■ What to do:
Write out the material again exactly, please, and omit the pictures.

[Plotting code records]
+ + + + +

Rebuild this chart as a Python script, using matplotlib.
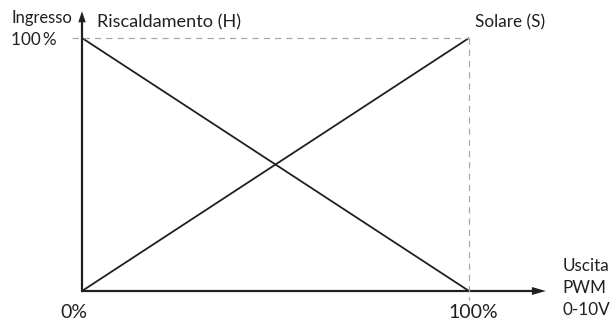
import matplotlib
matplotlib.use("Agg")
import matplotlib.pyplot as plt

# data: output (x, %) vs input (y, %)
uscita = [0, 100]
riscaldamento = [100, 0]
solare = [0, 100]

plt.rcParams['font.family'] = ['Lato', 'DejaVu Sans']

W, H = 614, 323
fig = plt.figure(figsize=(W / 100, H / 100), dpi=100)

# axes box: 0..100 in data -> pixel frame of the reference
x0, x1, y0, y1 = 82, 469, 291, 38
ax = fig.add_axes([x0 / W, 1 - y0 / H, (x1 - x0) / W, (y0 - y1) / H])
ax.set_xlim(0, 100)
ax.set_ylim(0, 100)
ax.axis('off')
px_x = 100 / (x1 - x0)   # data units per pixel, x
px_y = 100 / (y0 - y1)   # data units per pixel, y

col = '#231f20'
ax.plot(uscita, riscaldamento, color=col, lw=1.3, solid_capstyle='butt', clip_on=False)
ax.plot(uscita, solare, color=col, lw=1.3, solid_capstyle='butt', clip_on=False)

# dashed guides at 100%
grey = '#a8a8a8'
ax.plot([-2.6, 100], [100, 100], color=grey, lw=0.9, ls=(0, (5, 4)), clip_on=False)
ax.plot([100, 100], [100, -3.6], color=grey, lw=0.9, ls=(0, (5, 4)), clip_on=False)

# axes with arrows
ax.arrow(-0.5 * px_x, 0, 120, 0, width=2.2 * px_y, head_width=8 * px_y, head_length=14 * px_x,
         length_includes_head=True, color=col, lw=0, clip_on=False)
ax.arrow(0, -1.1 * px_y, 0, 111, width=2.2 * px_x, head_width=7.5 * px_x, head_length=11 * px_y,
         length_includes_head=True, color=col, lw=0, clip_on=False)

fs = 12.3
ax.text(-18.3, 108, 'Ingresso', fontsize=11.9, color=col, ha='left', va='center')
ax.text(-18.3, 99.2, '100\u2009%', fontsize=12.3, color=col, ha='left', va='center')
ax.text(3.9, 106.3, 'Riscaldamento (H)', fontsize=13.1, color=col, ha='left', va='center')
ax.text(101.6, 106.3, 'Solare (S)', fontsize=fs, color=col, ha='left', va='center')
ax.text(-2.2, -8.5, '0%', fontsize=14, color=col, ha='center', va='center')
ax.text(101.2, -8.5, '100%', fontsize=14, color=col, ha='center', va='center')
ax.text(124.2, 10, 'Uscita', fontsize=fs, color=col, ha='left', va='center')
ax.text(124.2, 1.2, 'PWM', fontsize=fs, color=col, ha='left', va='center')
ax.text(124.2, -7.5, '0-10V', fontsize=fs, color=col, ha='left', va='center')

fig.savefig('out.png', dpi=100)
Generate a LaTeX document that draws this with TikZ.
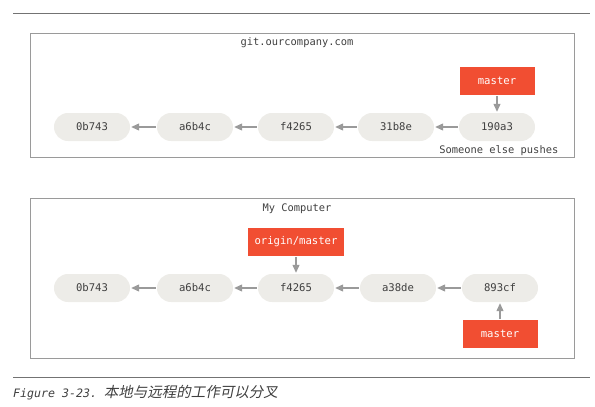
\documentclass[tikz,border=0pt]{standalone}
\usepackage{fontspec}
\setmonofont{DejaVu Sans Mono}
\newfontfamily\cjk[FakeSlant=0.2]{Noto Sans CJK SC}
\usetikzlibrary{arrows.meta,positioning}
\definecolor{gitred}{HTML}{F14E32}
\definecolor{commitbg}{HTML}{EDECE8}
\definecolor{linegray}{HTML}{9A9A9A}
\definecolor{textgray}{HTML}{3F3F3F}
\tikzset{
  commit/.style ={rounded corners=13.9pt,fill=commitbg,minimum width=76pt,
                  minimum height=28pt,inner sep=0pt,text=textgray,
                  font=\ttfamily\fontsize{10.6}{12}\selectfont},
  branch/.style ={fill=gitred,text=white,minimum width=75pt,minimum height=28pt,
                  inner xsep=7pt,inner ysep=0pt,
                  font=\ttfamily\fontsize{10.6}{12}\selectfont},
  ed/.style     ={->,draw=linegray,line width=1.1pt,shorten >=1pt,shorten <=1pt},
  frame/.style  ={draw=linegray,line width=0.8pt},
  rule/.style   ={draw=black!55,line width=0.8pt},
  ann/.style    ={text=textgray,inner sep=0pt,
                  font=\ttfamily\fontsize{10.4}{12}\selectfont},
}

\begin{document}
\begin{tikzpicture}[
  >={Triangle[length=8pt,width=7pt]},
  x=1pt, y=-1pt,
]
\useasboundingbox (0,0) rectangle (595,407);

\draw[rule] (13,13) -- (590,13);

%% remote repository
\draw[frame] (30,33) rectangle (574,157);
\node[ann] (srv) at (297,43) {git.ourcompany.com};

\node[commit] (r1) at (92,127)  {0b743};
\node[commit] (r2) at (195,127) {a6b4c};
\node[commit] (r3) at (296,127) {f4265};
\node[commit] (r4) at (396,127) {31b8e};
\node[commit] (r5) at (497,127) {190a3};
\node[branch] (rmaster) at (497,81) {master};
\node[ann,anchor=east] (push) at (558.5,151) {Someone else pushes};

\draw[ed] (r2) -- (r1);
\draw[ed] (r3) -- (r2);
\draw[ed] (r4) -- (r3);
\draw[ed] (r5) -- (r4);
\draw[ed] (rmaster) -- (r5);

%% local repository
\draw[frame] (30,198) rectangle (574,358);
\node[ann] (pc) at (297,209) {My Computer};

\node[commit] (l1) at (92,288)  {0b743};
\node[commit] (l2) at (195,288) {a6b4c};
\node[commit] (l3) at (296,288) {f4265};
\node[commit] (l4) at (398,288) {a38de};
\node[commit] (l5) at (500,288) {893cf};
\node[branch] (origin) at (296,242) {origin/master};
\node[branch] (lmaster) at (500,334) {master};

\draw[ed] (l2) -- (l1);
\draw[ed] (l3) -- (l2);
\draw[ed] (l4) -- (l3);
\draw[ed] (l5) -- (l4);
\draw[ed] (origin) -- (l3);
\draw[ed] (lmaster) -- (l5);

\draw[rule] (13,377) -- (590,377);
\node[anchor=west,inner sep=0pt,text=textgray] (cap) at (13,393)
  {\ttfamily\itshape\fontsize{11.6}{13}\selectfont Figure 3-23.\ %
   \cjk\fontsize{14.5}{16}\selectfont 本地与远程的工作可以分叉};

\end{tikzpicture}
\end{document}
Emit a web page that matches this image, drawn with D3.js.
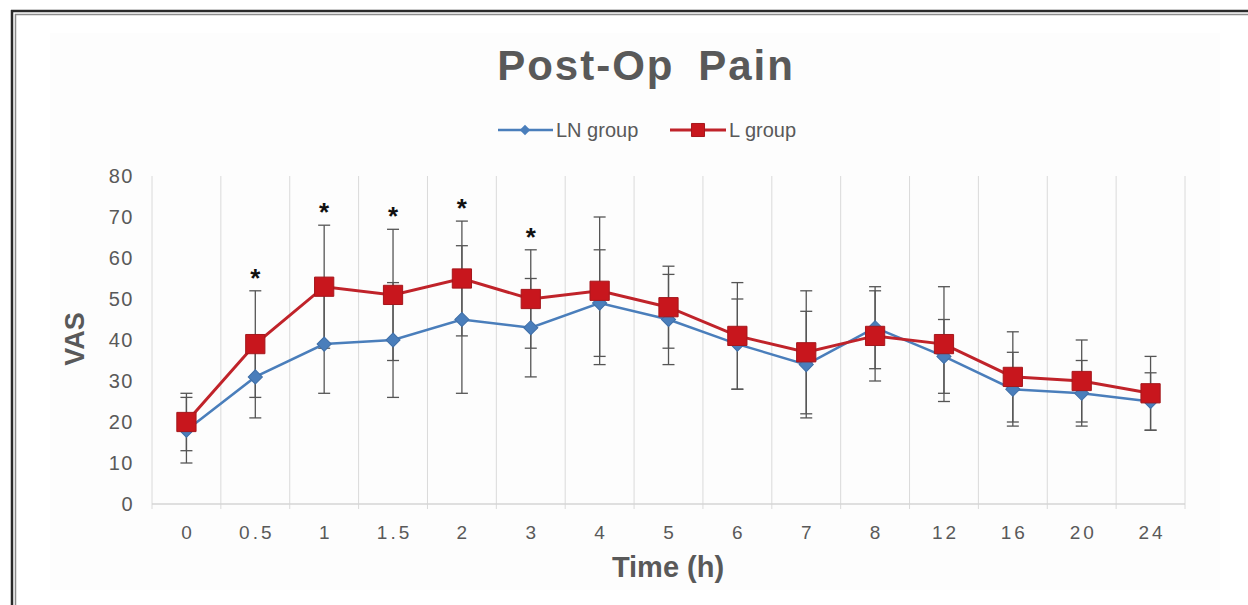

+ + + + +

■ Output of the task:
Rebuild this chart as a Python script, using matplotlib.
import matplotlib
matplotlib.use("Agg")
import matplotlib.pyplot as plt

# data: output (x, %) vs input (y, %)
uscita = [0, 100]
riscaldamento = [100, 0]
solare = [0, 100]

plt.rcParams['font.family'] = ['Lato', 'DejaVu Sans']

W, H = 614, 323
fig = plt.figure(figsize=(W / 100, H / 100), dpi=100)

# axes box: 0..100 in data -> pixel frame of the reference
x0, x1, y0, y1 = 82, 469, 291, 38
ax = fig.add_axes([x0 / W, 1 - y0 / H, (x1 - x0) / W, (y0 - y1) / H])
ax.set_xlim(0, 100)
ax.set_ylim(0, 100)
ax.axis('off')
px_x = 100 / (x1 - x0)   # data units per pixel, x
px_y = 100 / (y0 - y1)   # data units per pixel, y

col = '#231f20'
ax.plot(uscita, riscaldamento, color=col, lw=1.3, solid_capstyle='butt', clip_on=False)
ax.plot(uscita, solare, color=col, lw=1.3, solid_capstyle='butt', clip_on=False)

# dashed guides at 100%
grey = '#a8a8a8'
ax.plot([-2.6, 100], [100, 100], color=grey, lw=0.9, ls=(0, (5, 4)), clip_on=False)
ax.plot([100, 100], [100, -3.6], color=grey, lw=0.9, ls=(0, (5, 4)), clip_on=False)

# axes with arrows
ax.arrow(-0.5 * px_x, 0, 120, 0, width=2.2 * px_y, head_width=8 * px_y, head_length=14 * px_x,
         length_includes_head=True, color=col, lw=0, clip_on=False)
ax.arrow(0, -1.1 * px_y, 0, 111, width=2.2 * px_x, head_width=7.5 * px_x, head_length=11 * px_y,
         length_includes_head=True, color=col, lw=0, clip_on=False)

fs = 12.3
ax.text(-18.3, 108, 'Ingresso', fontsize=11.9, color=col, ha='left', va='center')
ax.text(-18.3, 99.2, '100\u2009%', fontsize=12.3, color=col, ha='left', va='center')
ax.text(3.9, 106.3, 'Riscaldamento (H)', fontsize=13.1, color=col, ha='left', va='center')
ax.text(101.6, 106.3, 'Solare (S)', fontsize=fs, color=col, ha='left', va='center')
ax.text(-2.2, -8.5, '0%', fontsize=14, color=col, ha='center', va='center')
ax.text(101.2, -8.5, '100%', fontsize=14, color=col, ha='center', va='center')
ax.text(124.2, 10, 'Uscita', fontsize=fs, color=col, ha='left', va='center')
ax.text(124.2, 1.2, 'PWM', fontsize=fs, color=col, ha='left', va='center')
ax.text(124.2, -7.5, '0-10V', fontsize=fs, color=col, ha='left', va='center')

fig.savefig('out.png', dpi=100)
Generate a LaTeX document that draws this with TikZ.
\documentclass[tikz,border=0pt]{standalone}
\usepackage{fontspec}
\setmonofont{DejaVu Sans Mono}
\newfontfamily\cjk[FakeSlant=0.2]{Noto Sans CJK SC}
\usetikzlibrary{arrows.meta,positioning}
\definecolor{gitred}{HTML}{F14E32}
\definecolor{commitbg}{HTML}{EDECE8}
\definecolor{linegray}{HTML}{9A9A9A}
\definecolor{textgray}{HTML}{3F3F3F}
\tikzset{
  commit/.style ={rounded corners=13.9pt,fill=commitbg,minimum width=76pt,
                  minimum height=28pt,inner sep=0pt,text=textgray,
                  font=\ttfamily\fontsize{10.6}{12}\selectfont},
  branch/.style ={fill=gitred,text=white,minimum width=75pt,minimum height=28pt,
                  inner xsep=7pt,inner ysep=0pt,
                  font=\ttfamily\fontsize{10.6}{12}\selectfont},
  ed/.style     ={->,draw=linegray,line width=1.1pt,shorten >=1pt,shorten <=1pt},
  frame/.style  ={draw=linegray,line width=0.8pt},
  rule/.style   ={draw=black!55,line width=0.8pt},
  ann/.style    ={text=textgray,inner sep=0pt,
                  font=\ttfamily\fontsize{10.4}{12}\selectfont},
}

\begin{document}
\begin{tikzpicture}[
  >={Triangle[length=8pt,width=7pt]},
  x=1pt, y=-1pt,
]
\useasboundingbox (0,0) rectangle (595,407);

\draw[rule] (13,13) -- (590,13);

%% remote repository
\draw[frame] (30,33) rectangle (574,157);
\node[ann] (srv) at (297,43) {git.ourcompany.com};

\node[commit] (r1) at (92,127)  {0b743};
\node[commit] (r2) at (195,127) {a6b4c};
\node[commit] (r3) at (296,127) {f4265};
\node[commit] (r4) at (396,127) {31b8e};
\node[commit] (r5) at (497,127) {190a3};
\node[branch] (rmaster) at (497,81) {master};
\node[ann,anchor=east] (push) at (558.5,151) {Someone else pushes};

\draw[ed] (r2) -- (r1);
\draw[ed] (r3) -- (r2);
\draw[ed] (r4) -- (r3);
\draw[ed] (r5) -- (r4);
\draw[ed] (rmaster) -- (r5);

%% local repository
\draw[frame] (30,198) rectangle (574,358);
\node[ann] (pc) at (297,209) {My Computer};

\node[commit] (l1) at (92,288)  {0b743};
\node[commit] (l2) at (195,288) {a6b4c};
\node[commit] (l3) at (296,288) {f4265};
\node[commit] (l4) at (398,288) {a38de};
\node[commit] (l5) at (500,288) {893cf};
\node[branch] (origin) at (296,242) {origin/master};
\node[branch] (lmaster) at (500,334) {master};

\draw[ed] (l2) -- (l1);
\draw[ed] (l3) -- (l2);
\draw[ed] (l4) -- (l3);
\draw[ed] (l5) -- (l4);
\draw[ed] (origin) -- (l3);
\draw[ed] (lmaster) -- (l5);

\draw[rule] (13,377) -- (590,377);
\node[anchor=west,inner sep=0pt,text=textgray] (cap) at (13,393)
  {\ttfamily\itshape\fontsize{11.6}{13}\selectfont Figure 3-23.\ %
   \cjk\fontsize{14.5}{16}\selectfont 本地与远程的工作可以分叉};

\end{tikzpicture}
\end{document}
Emit a web page that matches this image, drawn with D3.js.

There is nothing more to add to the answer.